The Ministry of Health has apologised for giving more than 1000 midwives the fright of their lives.
Some midwives were looking at choosing between paying the bills and buying Christmas presents after a payroll stuff up.
Baby Sadie was born last Christmas Eve and was helped into the world by a midwife working through the holiday.
"Babies come whenever they want and families need our help whenever they want," midwife Naomi Siddall told Newshub.
But on Thursday, midwives were left worrying whether they can even afford Christmas this year after an email from the ministry told them they had to send in their pay invoices by 3:30pm on Wednesday, an email they received at 4pm, so the deadline had already passed.
Otherwise, they would not be paid until mid-January.
"Many of us live pay to pay," Siddall said. "That's the reality for a lot of New Zealanders at the moment. So they were expecting to put a claim through and now they are choosing between buying presents and paying the bills."
There's already fury in the profession - strikes over pay disputes, understaffing and a heavy COVID workload have midwives under stress.
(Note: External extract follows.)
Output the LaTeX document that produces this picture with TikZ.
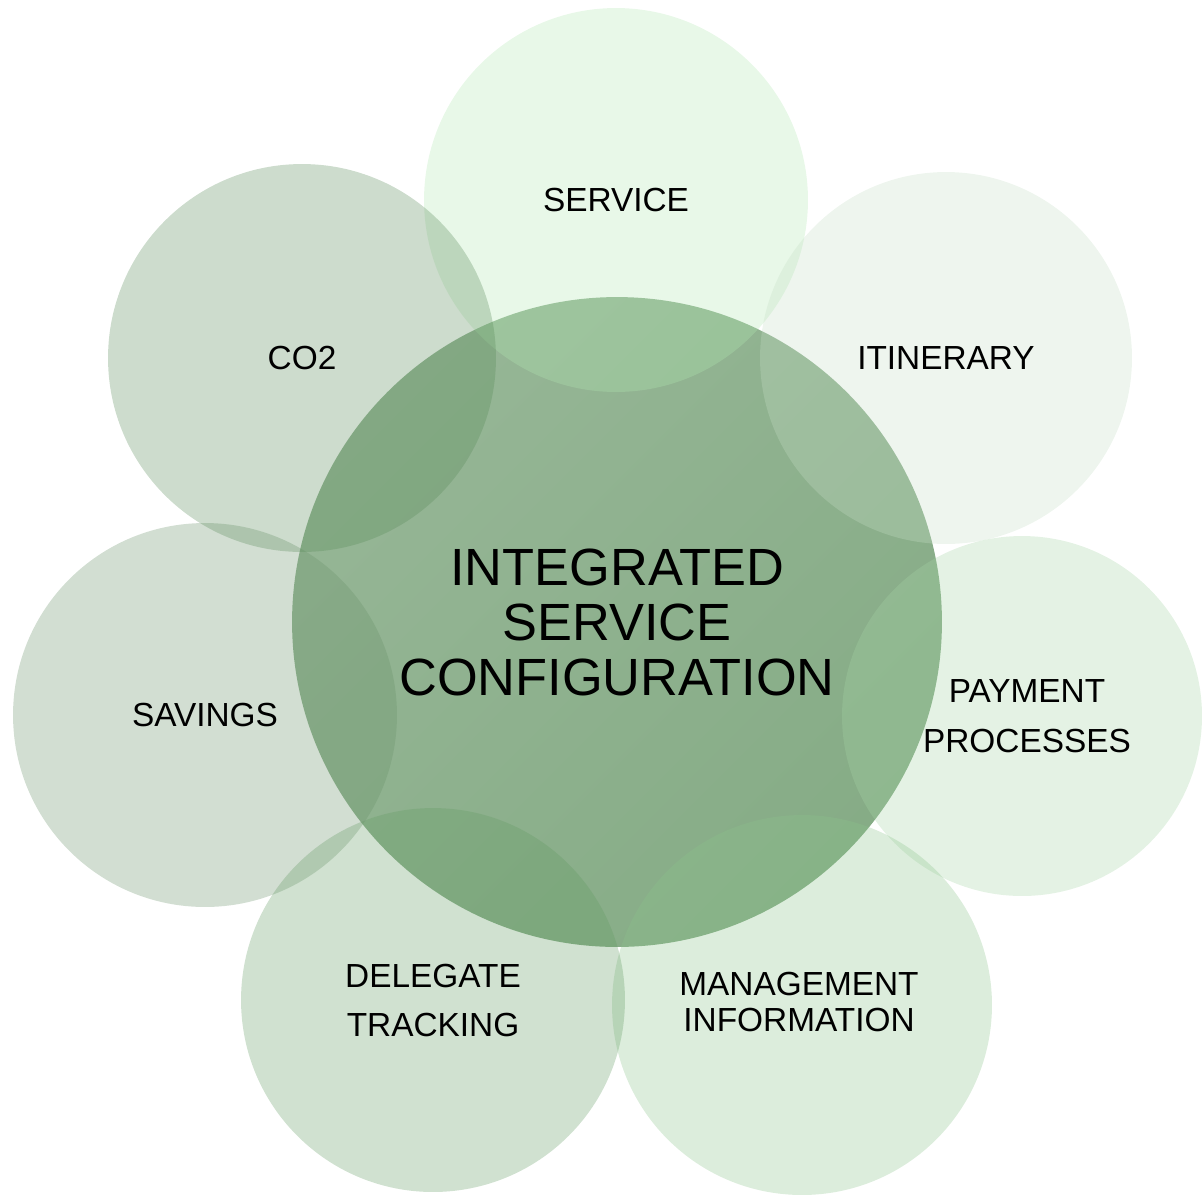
\documentclass[tikz,border=0pt]{standalone}
\usepackage{fontspec}
\setmainfont{Liberation Sans}
\definecolor{hubTop}{RGB}{150,182,150}
\definecolor{hubBot}{RGB}{134,172,134}
\definecolor{svcFill}{RGB}{178,232,178}
\definecolor{itinFill}{RGB}{198,222,198}
\definecolor{payFill}{RGB}{165,212,165}
\definecolor{mgmtFill}{RGB}{140,196,140}
\definecolor{delFill}{RGB}{98,155,98}
\definecolor{savFill}{RGB}{105,145,105}
\definecolor{coFill}{RGB}{88,138,88}
\tikzset{
  petal/.style={circle, inner sep=0pt, draw=none, fill opacity=0.3},
  petaltext/.style={font=\fontsize{19}{28}\selectfont, align=center, inner sep=0pt},
}

\begin{document}
\begin{tikzpicture}[x=0.02cm, y=-0.02cm]
        \useasboundingbox (0,0) rectangle (1202,1194);

        %% hub
        \node[circle, inner sep=0pt, minimum size=13cm, top color=hubTop, bottom color=hubBot, shading angle=45] (hub) at (617,622) {};

        %% petals
        \node[petal, minimum size=7.68cm, fill=svcFill] (service) at (616,200) {};
        \node[petal, minimum size=7.44cm, fill=itinFill] (itinerary) at (946,358) {};
        \node[petal, minimum size=7.2cm, fill=payFill] (payment) at (1022,716) {};
        \node[petal, minimum size=7.6cm, fill=mgmtFill] (mgmt) at (802,1005) {};
        \node[petal, minimum size=7.68cm, fill=delFill] (delegate) at (433,1000) {};
        \node[petal, minimum size=7.68cm, fill=savFill] (savings) at (205,715) {};
        \node[petal, minimum size=7.76cm, fill=coFill] (cotwo) at (302,358) {};

        %% labels
        \node[font=\fontsize{29.8}{31.3}\selectfont, align=center, inner sep=0pt] (hubtext) at (hub) {INTEGRATED\\SERVICE\\CONFIGURATION};
        \node[petaltext] (servicetext) at (service) {SERVICE};
        \node[petaltext] (itinerarytext) at (itinerary) {ITINERARY};
        \node[petaltext, font=\fontsize{19}{28.5}\selectfont] (paymenttext) at ([xshift=0.1cm]payment.center) {PAYMENT\\PROCESSES};
        \node[petaltext, font=\fontsize{19}{20}\selectfont] (mgmttext) at ([xshift=-0.06cm, yshift=0.06cm]mgmt.center) {MANAGEMENT\\INFORMATION};
        \node[petaltext, font=\fontsize{19}{27.9}\selectfont] (delegatetext) at (delegate) {DELEGATE\\TRACKING};
        \node[petaltext] (savingstext) at (savings) {SAVINGS};
        \node[petaltext] (cotwotext) at (cotwo) {CO2};

\end{tikzpicture}
\end{document}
"Midwives are leaving in droves, and it's off the back of this increased workload and this disrespect we're having from these entities that are supposed to be supporting us," Siddall said.
Alison Eddy from the New Zealand College of Midwives went into bat immediately for the 1300 affected midwives, slamming the Ministry of Health for their mistake.
"Very frustrated. very undervalued and very annoyed, would be a mild way of putting it," Eddy told Newshub.
On Thursday afternoon, the Ministry of Health apologised to the midwives in a statement to Newshub.
The Ministry said they incorrectly told midwives the wrong cut-off date and will give them until Friday to get their pay claims in.
It's an error that took them 20 hours to correct but a Christmas delivery no midwife asked for.